- [PROVIDED DATA]
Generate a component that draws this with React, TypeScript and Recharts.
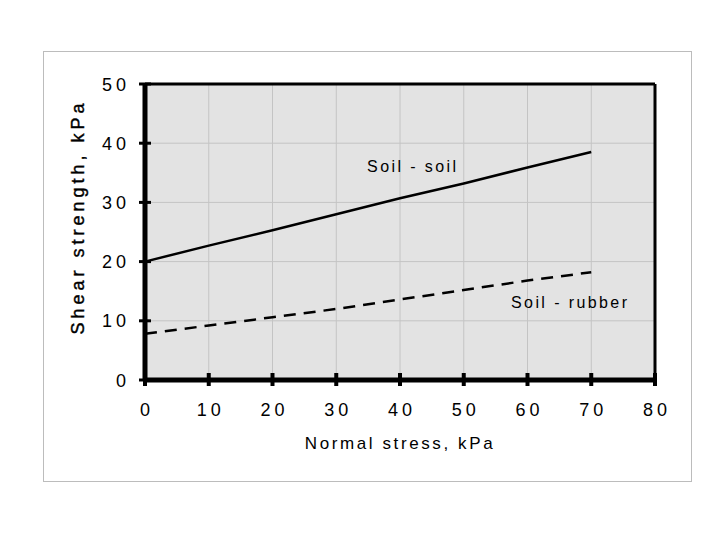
import React from 'react';
import {LineChart, Line, XAxis, YAxis, CartesianGrid, ReferenceLine, ReferenceDot} from 'recharts';

const normalStress = [0, 10, 20, 30, 40, 50, 60, 70];
const soilSoil = [20, 22.7, 25.3, 28.0, 30.7, 33.2, 35.9, 38.5];
const soilRubber = [7.8, 9.2, 10.6, 12.0, 13.6, 15.2, 16.8, 18.2];
const xTicks = [0, 10, 20, 30, 40, 50, 60, 70, 80];
const yTicks = [0, 10, 20, 30, 40, 50];

const data = normalStress.map((x, i) => ({x, soil: soilSoil[i], rubber: soilRubber[i]}));

const FONT = '"Liberation Sans", Arial, sans-serif';
const PLOT_LEFT = 145;
const PLOT_BOTTOM = 380;

const YTick = (props: any) => {
    const y = props.payload.coordinate;
    return (
        <g>
            <line x1={PLOT_LEFT - 6} x2={PLOT_LEFT + 6} y1={y} y2={y} stroke="#000" strokeWidth={3} />
            <text x={130} y={y + 6.5} textAnchor="end" fontSize={18} letterSpacing={4} fontFamily={FONT} fill="#000">
                {props.payload.value}
            </text>
        </g>
    );
};

const XTick = (props: any) => {
    const x = props.payload.coordinate;
    return (
        <g>
            <line x1={x} x2={x} y1={PLOT_BOTTOM - 7} y2={PLOT_BOTTOM + 6} stroke="#000" strokeWidth={4} />
            <text x={x + 2} y={416} textAnchor="middle" fontSize={18} letterSpacing={4} fontFamily={FONT} fill="#000">
                {props.payload.value}
            </text>
        </g>
    );
};

const YLabel = () => (
    <text x={84} y={217} transform="rotate(-90 84 217)" textAnchor="middle" fontSize={18} letterSpacing={4}
          fontFamily={FONT} fill="#000" stroke="#000" strokeWidth={0.4}>
        Shear strength, kPa
    </text>
);

const XLabel = () => (
    <text x={400} y={449} textAnchor="middle" fontSize={17} letterSpacing={2.6} fontFamily={FONT} fill="#000">
        Normal stress, kPa
    </text>
);

export default function App() {
    return (
        <div style={{position: 'absolute', left: 0, top: 0, width: 720, height: 540, background: '#fff'}}>
            <div style={{position: 'absolute', left: 43, top: 51, width: 647, height: 429, border: '1px solid #bcbcbc'}} />
            <div style={{position: 'absolute', left: 0, top: 0}}>
                <LineChart width={720} height={540} data={data} margin={{top: 84, right: 65, bottom: 130, left: 85}}>
                    <CartesianGrid stroke="#c4c4c4" fill="#e3e3e3" fillOpacity={1} />
                    <XAxis
                        dataKey="x"
                        type="number"
                        domain={[0, 80]}
                        ticks={xTicks}
                        height={30}
                        axisLine={{stroke: '#000', strokeWidth: 5}}
                        tickLine={false}
                        tick={<XTick />}
                        label={<XLabel />}
                        interval={0}
                    />
                    <YAxis
                        type="number"
                        domain={[0, 50]}
                        ticks={yTicks}
                        width={60}
                        axisLine={{stroke: '#000', strokeWidth: 5}}
                        tickLine={false}
                        tick={<YTick />}
                        label={<YLabel />}
                        interval={0}
                    />
                    <ReferenceLine y={50} stroke="#000" strokeWidth={3} />
                    <ReferenceLine x={80} stroke="#000" strokeWidth={3} />
                    <Line dataKey="soil" stroke="#000" strokeWidth={2.5} dot={false} isAnimationActive={false} />
                    <Line dataKey="rubber" stroke="#000" strokeWidth={2.5} strokeDasharray="12 8" dot={false}
                          isAnimationActive={false} />
                    <ReferenceDot x={42} y={36.1} r={0} fill="none" stroke="none"
                                  label={{value: 'Soil - soil', position: 'center', fontSize: 16, letterSpacing: 2.4, fontFamily: FONT, fill: '#000'}} />
                    <ReferenceDot x={66.7} y={13.2} r={0} fill="none" stroke="none"
                                  label={{value: 'Soil - rubber', position: 'center', fontSize: 16, letterSpacing: 2.4, fontFamily: FONT, fill: '#000'}} />
                </LineChart>
            </div>
        </div>
    );
}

- [WRITTEN EXERCISE] Every line above should be returned word for word, with the pictures left behind.

- [WRITTEN RESPONSE]
Generate a component that draws this with React, TypeScript and Recharts.
import React from 'react';
import {LineChart, Line, XAxis, YAxis, CartesianGrid, ReferenceLine, ReferenceDot} from 'recharts';

const normalStress = [0, 10, 20, 30, 40, 50, 60, 70];
const soilSoil = [20, 22.7, 25.3, 28.0, 30.7, 33.2, 35.9, 38.5];
const soilRubber = [7.8, 9.2, 10.6, 12.0, 13.6, 15.2, 16.8, 18.2];
const xTicks = [0, 10, 20, 30, 40, 50, 60, 70, 80];
const yTicks = [0, 10, 20, 30, 40, 50];

const data = normalStress.map((x, i) => ({x, soil: soilSoil[i], rubber: soilRubber[i]}));

const FONT = '"Liberation Sans", Arial, sans-serif';
const PLOT_LEFT = 145;
const PLOT_BOTTOM = 380;

const YTick = (props: any) => {
    const y = props.payload.coordinate;
    return (
        <g>
            <line x1={PLOT_LEFT - 6} x2={PLOT_LEFT + 6} y1={y} y2={y} stroke="#000" strokeWidth={3} />
            <text x={130} y={y + 6.5} textAnchor="end" fontSize={18} letterSpacing={4} fontFamily={FONT} fill="#000">
                {props.payload.value}
            </text>
        </g>
    );
};

const XTick = (props: any) => {
    const x = props.payload.coordinate;
    return (
        <g>
            <line x1={x} x2={x} y1={PLOT_BOTTOM - 7} y2={PLOT_BOTTOM + 6} stroke="#000" strokeWidth={4} />
            <text x={x + 2} y={416} textAnchor="middle" fontSize={18} letterSpacing={4} fontFamily={FONT} fill="#000">
                {props.payload.value}
            </text>
        </g>
    );
};

const YLabel = () => (
    <text x={84} y={217} transform="rotate(-90 84 217)" textAnchor="middle" fontSize={18} letterSpacing={4}
          fontFamily={FONT} fill="#000" stroke="#000" strokeWidth={0.4}>
        Shear strength, kPa
    </text>
);

const XLabel = () => (
    <text x={400} y={449} textAnchor="middle" fontSize={17} letterSpacing={2.6} fontFamily={FONT} fill="#000">
        Normal stress, kPa
    </text>
);

export default function App() {
    return (
        <div style={{position: 'absolute', left: 0, top: 0, width: 720, height: 540, background: '#fff'}}>
            <div style={{position: 'absolute', left: 43, top: 51, width: 647, height: 429, border: '1px solid #bcbcbc'}} />
            <div style={{position: 'absolute', left: 0, top: 0}}>
                <LineChart width={720} height={540} data={data} margin={{top: 84, right: 65, bottom: 130, left: 85}}>
                    <CartesianGrid stroke="#c4c4c4" fill="#e3e3e3" fillOpacity={1} />
                    <XAxis
                        dataKey="x"
                        type="number"
                        domain={[0, 80]}
                        ticks={xTicks}
                        height={30}
                        axisLine={{stroke: '#000', strokeWidth: 5}}
                        tickLine={false}
                        tick={<XTick />}
                        label={<XLabel />}
                        interval={0}
                    />
                    <YAxis
                        type="number"
                        domain={[0, 50]}
                        ticks={yTicks}
                        width={60}
                        axisLine={{stroke: '#000', strokeWidth: 5}}
                        tickLine={false}
                        tick={<YTick />}
                        label={<YLabel />}
                        interval={0}
                    />
                    <ReferenceLine y={50} stroke="#000" strokeWidth={3} />
                    <ReferenceLine x={80} stroke="#000" strokeWidth={3} />
                    <Line dataKey="soil" stroke="#000" strokeWidth={2.5} dot={false} isAnimationActive={false} />
                    <Line dataKey="rubber" stroke="#000" strokeWidth={2.5} strokeDasharray="12 8" dot={false}
                          isAnimationActive={false} />
                    <ReferenceDot x={42} y={36.1} r={0} fill="none" stroke="none"
                                  label={{value: 'Soil - soil', position: 'center', fontSize: 16, letterSpacing: 2.4, fontFamily: FONT, fill: '#000'}} />
                    <ReferenceDot x={66.7} y={13.2} r={0} fill="none" stroke="none"
                                  label={{value: 'Soil - rubber', position: 'center', fontSize: 16, letterSpacing: 2.4, fontFamily: FONT, fill: '#000'}} />
                </LineChart>
            </div>
        </div>
    );
}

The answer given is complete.